# Stored data
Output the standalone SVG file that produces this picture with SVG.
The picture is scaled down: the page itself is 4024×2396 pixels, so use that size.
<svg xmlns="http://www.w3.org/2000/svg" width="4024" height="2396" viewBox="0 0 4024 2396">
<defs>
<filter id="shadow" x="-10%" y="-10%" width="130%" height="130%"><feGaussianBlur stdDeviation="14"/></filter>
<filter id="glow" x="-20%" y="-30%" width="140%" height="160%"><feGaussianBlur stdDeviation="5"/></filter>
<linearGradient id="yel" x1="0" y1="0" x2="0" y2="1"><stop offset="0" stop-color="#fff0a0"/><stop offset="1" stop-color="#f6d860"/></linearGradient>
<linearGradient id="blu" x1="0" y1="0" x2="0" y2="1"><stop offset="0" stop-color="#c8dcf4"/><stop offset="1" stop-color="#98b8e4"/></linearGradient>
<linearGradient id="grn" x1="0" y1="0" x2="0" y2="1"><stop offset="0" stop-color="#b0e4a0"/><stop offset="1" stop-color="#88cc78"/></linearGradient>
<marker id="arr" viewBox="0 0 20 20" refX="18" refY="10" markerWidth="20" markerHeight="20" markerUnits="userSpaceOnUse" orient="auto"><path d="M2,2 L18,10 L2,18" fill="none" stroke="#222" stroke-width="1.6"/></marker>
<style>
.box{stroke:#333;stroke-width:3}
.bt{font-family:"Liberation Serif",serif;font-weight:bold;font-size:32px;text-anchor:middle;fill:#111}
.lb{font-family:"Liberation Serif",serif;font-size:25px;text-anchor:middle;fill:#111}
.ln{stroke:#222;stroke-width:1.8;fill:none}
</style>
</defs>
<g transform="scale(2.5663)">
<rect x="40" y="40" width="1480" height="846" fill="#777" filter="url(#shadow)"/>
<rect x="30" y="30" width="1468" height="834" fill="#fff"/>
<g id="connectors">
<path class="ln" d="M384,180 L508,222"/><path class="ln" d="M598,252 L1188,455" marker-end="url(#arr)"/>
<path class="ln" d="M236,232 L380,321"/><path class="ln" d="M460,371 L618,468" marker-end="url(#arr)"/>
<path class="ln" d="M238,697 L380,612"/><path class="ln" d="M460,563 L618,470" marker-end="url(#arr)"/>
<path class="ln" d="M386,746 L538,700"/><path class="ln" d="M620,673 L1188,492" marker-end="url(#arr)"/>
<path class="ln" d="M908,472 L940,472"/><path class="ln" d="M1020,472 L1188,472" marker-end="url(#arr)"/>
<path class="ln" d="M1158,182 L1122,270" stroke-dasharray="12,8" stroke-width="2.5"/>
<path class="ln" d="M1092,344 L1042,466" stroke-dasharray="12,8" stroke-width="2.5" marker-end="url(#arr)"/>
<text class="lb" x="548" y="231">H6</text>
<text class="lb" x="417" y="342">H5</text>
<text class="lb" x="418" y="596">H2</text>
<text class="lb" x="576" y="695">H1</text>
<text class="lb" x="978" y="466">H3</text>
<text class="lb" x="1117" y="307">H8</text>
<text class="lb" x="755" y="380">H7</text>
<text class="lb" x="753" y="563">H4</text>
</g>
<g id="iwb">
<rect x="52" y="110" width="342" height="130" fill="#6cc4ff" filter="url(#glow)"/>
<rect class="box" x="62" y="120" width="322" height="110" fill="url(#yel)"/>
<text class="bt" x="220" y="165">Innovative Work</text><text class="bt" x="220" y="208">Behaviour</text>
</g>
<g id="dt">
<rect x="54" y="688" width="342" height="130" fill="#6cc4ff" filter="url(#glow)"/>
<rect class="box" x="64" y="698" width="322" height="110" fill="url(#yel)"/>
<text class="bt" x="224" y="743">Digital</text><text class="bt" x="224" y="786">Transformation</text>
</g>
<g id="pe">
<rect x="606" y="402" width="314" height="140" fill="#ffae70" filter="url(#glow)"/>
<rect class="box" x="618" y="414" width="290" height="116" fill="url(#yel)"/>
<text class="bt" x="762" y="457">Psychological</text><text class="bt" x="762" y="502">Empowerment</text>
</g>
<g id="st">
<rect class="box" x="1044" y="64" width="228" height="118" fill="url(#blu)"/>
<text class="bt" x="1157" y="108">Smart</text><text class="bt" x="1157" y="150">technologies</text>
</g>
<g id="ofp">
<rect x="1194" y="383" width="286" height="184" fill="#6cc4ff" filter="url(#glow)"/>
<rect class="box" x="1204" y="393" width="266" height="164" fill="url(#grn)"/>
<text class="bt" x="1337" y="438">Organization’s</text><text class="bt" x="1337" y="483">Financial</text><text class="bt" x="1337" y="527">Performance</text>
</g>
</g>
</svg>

# Your goal
Take the lines above and print them exactly.

# Task answer
Output the standalone SVG file that produces this picture with SVG.
The picture is scaled down: the page itself is 4024×2396 pixels, so use that size.
<svg xmlns="http://www.w3.org/2000/svg" width="4024" height="2396" viewBox="0 0 4024 2396">
<defs>
<filter id="shadow" x="-10%" y="-10%" width="130%" height="130%"><feGaussianBlur stdDeviation="14"/></filter>
<filter id="glow" x="-20%" y="-30%" width="140%" height="160%"><feGaussianBlur stdDeviation="5"/></filter>
<linearGradient id="yel" x1="0" y1="0" x2="0" y2="1"><stop offset="0" stop-color="#fff0a0"/><stop offset="1" stop-color="#f6d860"/></linearGradient>
<linearGradient id="blu" x1="0" y1="0" x2="0" y2="1"><stop offset="0" stop-color="#c8dcf4"/><stop offset="1" stop-color="#98b8e4"/></linearGradient>
<linearGradient id="grn" x1="0" y1="0" x2="0" y2="1"><stop offset="0" stop-color="#b0e4a0"/><stop offset="1" stop-color="#88cc78"/></linearGradient>
<marker id="arr" viewBox="0 0 20 20" refX="18" refY="10" markerWidth="20" markerHeight="20" markerUnits="userSpaceOnUse" orient="auto"><path d="M2,2 L18,10 L2,18" fill="none" stroke="#222" stroke-width="1.6"/></marker>
<style>
.box{stroke:#333;stroke-width:3}
.bt{font-family:"Liberation Serif",serif;font-weight:bold;font-size:32px;text-anchor:middle;fill:#111}
.lb{font-family:"Liberation Serif",serif;font-size:25px;text-anchor:middle;fill:#111}
.ln{stroke:#222;stroke-width:1.8;fill:none}
</style>
</defs>
<g transform="scale(2.5663)">
<rect x="40" y="40" width="1480" height="846" fill="#777" filter="url(#shadow)"/>
<rect x="30" y="30" width="1468" height="834" fill="#fff"/>
<g id="connectors">
<path class="ln" d="M384,180 L508,222"/><path class="ln" d="M598,252 L1188,455" marker-end="url(#arr)"/>
<path class="ln" d="M236,232 L380,321"/><path class="ln" d="M460,371 L618,468" marker-end="url(#arr)"/>
<path class="ln" d="M238,697 L380,612"/><path class="ln" d="M460,563 L618,470" marker-end="url(#arr)"/>
<path class="ln" d="M386,746 L538,700"/><path class="ln" d="M620,673 L1188,492" marker-end="url(#arr)"/>
<path class="ln" d="M908,472 L940,472"/><path class="ln" d="M1020,472 L1188,472" marker-end="url(#arr)"/>
<path class="ln" d="M1158,182 L1122,270" stroke-dasharray="12,8" stroke-width="2.5"/>
<path class="ln" d="M1092,344 L1042,466" stroke-dasharray="12,8" stroke-width="2.5" marker-end="url(#arr)"/>
<text class="lb" x="548" y="231">H6</text>
<text class="lb" x="417" y="342">H5</text>
<text class="lb" x="418" y="596">H2</text>
<text class="lb" x="576" y="695">H1</text>
<text class="lb" x="978" y="466">H3</text>
<text class="lb" x="1117" y="307">H8</text>
<text class="lb" x="755" y="380">H7</text>
<text class="lb" x="753" y="563">H4</text>
</g>
<g id="iwb">
<rect x="52" y="110" width="342" height="130" fill="#6cc4ff" filter="url(#glow)"/>
<rect class="box" x="62" y="120" width="322" height="110" fill="url(#yel)"/>
<text class="bt" x="220" y="165">Innovative Work</text><text class="bt" x="220" y="208">Behaviour</text>
</g>
<g id="dt">
<rect x="54" y="688" width="342" height="130" fill="#6cc4ff" filter="url(#glow)"/>
<rect class="box" x="64" y="698" width="322" height="110" fill="url(#yel)"/>
<text class="bt" x="224" y="743">Digital</text><text class="bt" x="224" y="786">Transformation</text>
</g>
<g id="pe">
<rect x="606" y="402" width="314" height="140" fill="#ffae70" filter="url(#glow)"/>
<rect class="box" x="618" y="414" width="290" height="116" fill="url(#yel)"/>
<text class="bt" x="762" y="457">Psychological</text><text class="bt" x="762" y="502">Empowerment</text>
</g>
<g id="st">
<rect class="box" x="1044" y="64" width="228" height="118" fill="url(#blu)"/>
<text class="bt" x="1157" y="108">Smart</text><text class="bt" x="1157" y="150">technologies</text>
</g>
<g id="ofp">
<rect x="1194" y="383" width="286" height="184" fill="#6cc4ff" filter="url(#glow)"/>
<rect class="box" x="1204" y="393" width="266" height="164" fill="url(#grn)"/>
<text class="bt" x="1337" y="438">Organization’s</text><text class="bt" x="1337" y="483">Financial</text><text class="bt" x="1337" y="527">Performance</text>
</g>
</g>
</svg>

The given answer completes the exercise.